I keep thinking about the difference between personal skills and skills for command-line tools. At first that sounds like a clean split. A personal skill describes how I work. A command-line skill describes how a tool works.
But even that is too simple. A skill is never neutral. Even a tool skill quietly contains assumptions.
Too much context can make a skill worse
Take a skill for bkt, a Bitbucket command-line tool. You could
make a big skill that describes all the commands for Bitbucket Cloud and
Bitbucket Data Center. That sounds complete. It also sounds useful in the
way documentation usually wants to be useful: cover everything, mention every
option, leave nothing out.
But if I only use Bitbucket Cloud, then the Data Center commands are not useful context. They are noise. Worse, they give the agent extra paths to choose from. Agents are very good at confidently walking into the wrong hallway.
So the useful skill is not really “how to use Bitbucket.” It is more like:
“how we use bkt for Bitbucket Cloud in this environment.”
Personal skills have the same problem, only more so
With personal skills, this problem becomes even bigger. A personal skill may contain file paths, scripts, preferred tools, private conventions, publishing habits, or boundaries around what the agent should and should not do.
That is exactly why the skill is useful. It lets the agent start closer to how I actually work. But it also means the skill may be immediately wrong for someone else.
If my skill says the blog lives in a certain directory, or that I publish with a certain script, or that I prefer a certain way of editing HTML, then that is not general knowledge. That is local practice.
Start by growing the skill
This makes me think skills should start local. You grow them next to your own software, with your own tools, and your own habits. You do not need to begin with a universal skill that works for everyone.
A prompt like this is enough to start:
Build a skill for
bkt, the Bitbucket command-line tool. Runbkt --helpand gather information about that tool. Focus on the commands that work with the Cloud version of Bitbucket. Do not mention Data Center commands; we do not use Data Center.
That prompt does two things. It asks the agent to inspect the tool, but it also defines the boundary. It says what world this skill belongs to.
After that, you use it. The agent will still get things wrong, but the mistake has somewhere to land. You look at what happened and change the skill. With use, the skill starts to match how and where you work. It stops being a generic manual.
Share prompts, not finished skills
I am not sure the goal should be to make these skills general. Maybe the better thing to share is the prompt that creates the skill.
A skill can become a black box. It may contain hidden assumptions, old habits, local file paths, or features that only made sense for the person who wrote it first. When you install that skill, you also inherit those choices.
A prompt is different. It is just text. You can read it before running it.

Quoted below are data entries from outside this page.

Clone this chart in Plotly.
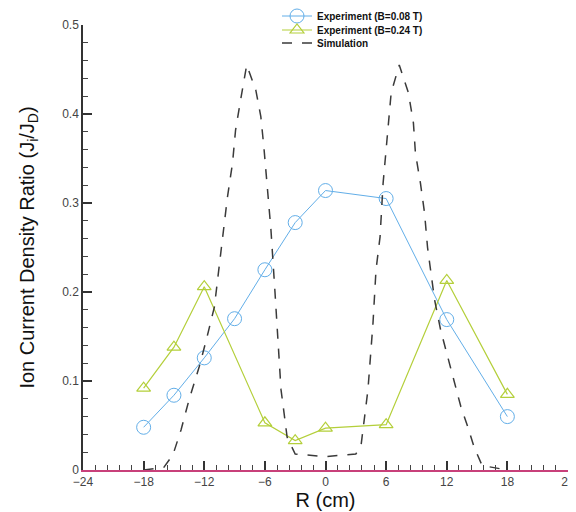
import plotly.graph_objects as go

# Experiment B=0.08 T
exp1_r = [-18, -15, -12, -9, -6, -3, 0, 6, 12, 18]
exp1_j = [0.048, 0.084, 0.126, 0.170, 0.225, 0.278, 0.314, 0.305, 0.169, 0.060]

# Experiment B=0.24 T
exp2_r = [-18, -15, -12, -6, -3, 0, 6, 12, 18]
exp2_j = [0.092, 0.138, 0.206, 0.053, 0.033, 0.047, 0.051, 0.213, 0.085]

# Simulation
sim_r = [-18, -16, -15.1, -14.3, -13.5, -12.5, -11.8, -11, -10.3, -9.7, -9.2, -8.9, -8.4, -7.8,
         -6.9, -6.4, -6.1, -5.8, -5.4, -5.0, -4.7, -4.4, -4.1, -3.8, -3, 0, 3, 3.5, 4.2, 4.7,
         5.0, 5.4, 5.7, 6.0, 6.2, 6.5, 7.3, 8.2, 8.7, 8.9, 9.4, 9.8, 10.1, 10.4, 10.8, 11.4,
         12.1, 12.8, 13.4, 14.1, 14.7, 15.5, 18]
sim_j = [0, 0.003, 0.017, 0.045, 0.079, 0.116, 0.146, 0.183, 0.25, 0.307, 0.345, 0.382, 0.416, 0.455,
         0.427, 0.397, 0.363, 0.326, 0.27, 0.2, 0.14, 0.09, 0.064, 0.037, 0.018, 0.015, 0.018, 0.026, 0.09, 0.165,
         0.225, 0.262, 0.322, 0.363, 0.39, 0.424, 0.455, 0.424, 0.39, 0.356, 0.322, 0.289, 0.25, 0.225, 0.191, 0.157,
         0.127, 0.098, 0.071, 0.048, 0.026, 0.005, 0]

series_names = ["Experiment (B=0.08 T)", "Experiment (B=0.24 T)", "Simulation"]

blue = "#62aee8"
green = "#b4cf3a"

W, H = 568, 504  # page adds an 8px body margin, so this fills the 576x512 window

fig = go.Figure()
fig.add_trace(go.Scatter(x=exp1_r, y=exp1_j, mode="lines+markers", name=series_names[0], legend="legend",
                         line=dict(color=blue, width=1),
                         marker=dict(symbol="circle-open", size=14, color=blue, line=dict(width=1))))
fig.add_trace(go.Scatter(x=exp2_r, y=exp2_j, mode="lines+markers", name=series_names[1], legend="legend2",
                         line=dict(color=green, width=1.2),
                         marker=dict(symbol="triangle-up-open", size=12, color=green, line=dict(width=1.2))))
fig.add_trace(go.Scatter(x=sim_r, y=sim_j, mode="lines", name=series_names[2], legend="legend3",
                         line=dict(color="#3a3a3a", width=1.5, dash="10px,10px")))

def leg(ycenter):
    return dict(x=0.40, y=1 - ycenter / H, xanchor="left", yanchor="middle", yref="container",
                bgcolor="rgba(0,0,0,0)", font=dict(size=10, color="#111", weight="bold"),
                itemwidth=30, borderwidth=0)

fig.update_layout(
    width=W, height=H,
    margin=dict(l=75, r=8, t=17, b=42, autoexpand=False),
    paper_bgcolor="white", plot_bgcolor="white",
    font=dict(family="Liberation Sans, Arial, sans-serif", color="#222"),
    showlegend=True,
    legend=leg(8), legend2=leg(22), legend3=leg(35),
    xaxis=dict(range=[-24, 24], tickmode="linear", tick0=-24, dtick=6, automargin=False,
               ticks="inside", ticklen=9, tickwidth=1.5, tickcolor="#333", showline=True,
               linecolor="#c8407a", linewidth=1.5,
               minor=dict(dtick=1.2, ticks="inside", ticklen=5, tickwidth=1, tickcolor="#444"),
               showgrid=False, zeroline=False, tickfont=dict(size=12, color="#444"),
               title=dict(text="R (cm)", font=dict(size=20, color="#111"), standoff=2)),
    yaxis=dict(range=[0, 0.5], tickmode="linear", tick0=0, dtick=0.1, automargin=False,
               ticks="inside", ticklen=9, tickwidth=1.5, tickcolor="#333", showline=True,
               linecolor="#333", linewidth=1.5,
               minor=dict(dtick=0.02, ticks="inside", ticklen=5, tickwidth=1, tickcolor="#444"),
               showgrid=False, zeroline=False, tickfont=dict(size=12, color="#444"),
               title=dict(text="Ion Current Density Ratio (J<sub>i</sub>/J<sub>D</sub>)",
                          font=dict(size=20, color="#111"), standoff=22)),
)

fig.write_html("out.html")
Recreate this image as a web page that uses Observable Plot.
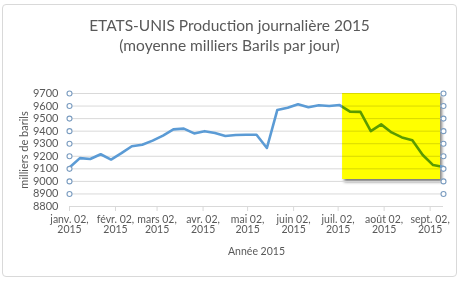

You can change the parts that do not match your work. If someone shares a
prompt for building a bkt skill, I can adjust it before it turns
into my local skill.
That feels healthier. We do not have to pass around finished skills as if they are universal packages. We can share starting points, then let each environment grow the skill it actually needs.
Skills as part of the local environment
I like the idea that a project can have code, scripts, documentation, and skills. The skills explain how this particular project is operated. Not how every possible project could be operated. This one.
That is also how this blog is working. It is not a general publishing platform. It is a small HTML site, some scripts, and a growing set of habits around editing and publishing it with an agent.
The skill belongs there first. Close to the work. Close to the assumptions. Close enough that when it is wrong, you can fix it.